**THE EXERCISE**
Reproduce every entry in the listing without alteration.

[Records from a dataset]
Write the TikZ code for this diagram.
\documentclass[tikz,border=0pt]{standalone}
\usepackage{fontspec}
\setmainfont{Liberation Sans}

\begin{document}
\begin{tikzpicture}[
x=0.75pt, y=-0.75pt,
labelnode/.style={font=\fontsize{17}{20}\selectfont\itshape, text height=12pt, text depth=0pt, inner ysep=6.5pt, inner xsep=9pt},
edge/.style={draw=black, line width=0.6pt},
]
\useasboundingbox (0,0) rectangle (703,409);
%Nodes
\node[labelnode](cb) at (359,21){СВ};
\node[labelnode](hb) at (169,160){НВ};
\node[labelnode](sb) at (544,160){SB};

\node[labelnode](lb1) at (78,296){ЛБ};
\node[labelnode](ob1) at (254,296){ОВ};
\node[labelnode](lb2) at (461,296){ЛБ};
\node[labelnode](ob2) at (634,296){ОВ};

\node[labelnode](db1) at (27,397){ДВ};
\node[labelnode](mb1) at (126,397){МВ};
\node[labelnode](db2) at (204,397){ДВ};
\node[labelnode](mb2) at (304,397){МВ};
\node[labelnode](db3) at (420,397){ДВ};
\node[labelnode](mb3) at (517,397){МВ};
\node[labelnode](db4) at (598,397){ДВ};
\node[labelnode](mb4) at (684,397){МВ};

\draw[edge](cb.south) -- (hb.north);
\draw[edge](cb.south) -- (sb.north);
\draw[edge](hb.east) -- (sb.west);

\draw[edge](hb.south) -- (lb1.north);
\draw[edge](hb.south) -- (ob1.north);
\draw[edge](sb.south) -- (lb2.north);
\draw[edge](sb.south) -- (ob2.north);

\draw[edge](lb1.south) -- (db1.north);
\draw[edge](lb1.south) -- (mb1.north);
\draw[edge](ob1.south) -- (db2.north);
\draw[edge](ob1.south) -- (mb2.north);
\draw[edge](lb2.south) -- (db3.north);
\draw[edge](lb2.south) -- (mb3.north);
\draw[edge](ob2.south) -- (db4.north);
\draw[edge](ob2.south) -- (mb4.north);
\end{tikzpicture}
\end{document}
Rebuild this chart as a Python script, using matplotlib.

**EXPECTED ANSWER**
Write the TikZ code for this diagram.
\documentclass[tikz,border=0pt]{standalone}
\usepackage{fontspec}
\setmainfont{Liberation Sans}

\begin{document}
\begin{tikzpicture}[
x=0.75pt, y=-0.75pt,
labelnode/.style={font=\fontsize{17}{20}\selectfont\itshape, text height=12pt, text depth=0pt, inner ysep=6.5pt, inner xsep=9pt},
edge/.style={draw=black, line width=0.6pt},
]
\useasboundingbox (0,0) rectangle (703,409);
%Nodes
\node[labelnode](cb) at (359,21){СВ};
\node[labelnode](hb) at (169,160){НВ};
\node[labelnode](sb) at (544,160){SB};

\node[labelnode](lb1) at (78,296){ЛБ};
\node[labelnode](ob1) at (254,296){ОВ};
\node[labelnode](lb2) at (461,296){ЛБ};
\node[labelnode](ob2) at (634,296){ОВ};

\node[labelnode](db1) at (27,397){ДВ};
\node[labelnode](mb1) at (126,397){МВ};
\node[labelnode](db2) at (204,397){ДВ};
\node[labelnode](mb2) at (304,397){МВ};
\node[labelnode](db3) at (420,397){ДВ};
\node[labelnode](mb3) at (517,397){МВ};
\node[labelnode](db4) at (598,397){ДВ};
\node[labelnode](mb4) at (684,397){МВ};

\draw[edge](cb.south) -- (hb.north);
\draw[edge](cb.south) -- (sb.north);
\draw[edge](hb.east) -- (sb.west);

\draw[edge](hb.south) -- (lb1.north);
\draw[edge](hb.south) -- (ob1.north);
\draw[edge](sb.south) -- (lb2.north);
\draw[edge](sb.south) -- (ob2.north);

\draw[edge](lb1.south) -- (db1.north);
\draw[edge](lb1.south) -- (mb1.north);
\draw[edge](ob1.south) -- (db2.north);
\draw[edge](ob1.south) -- (mb2.north);
\draw[edge](lb2.south) -- (db3.north);
\draw[edge](lb2.south) -- (mb3.north);
\draw[edge](ob2.south) -- (db4.north);
\draw[edge](ob2.south) -- (mb4.north);
\end{tikzpicture}
\end{document}
Rebuild this chart as a Python script, using matplotlib.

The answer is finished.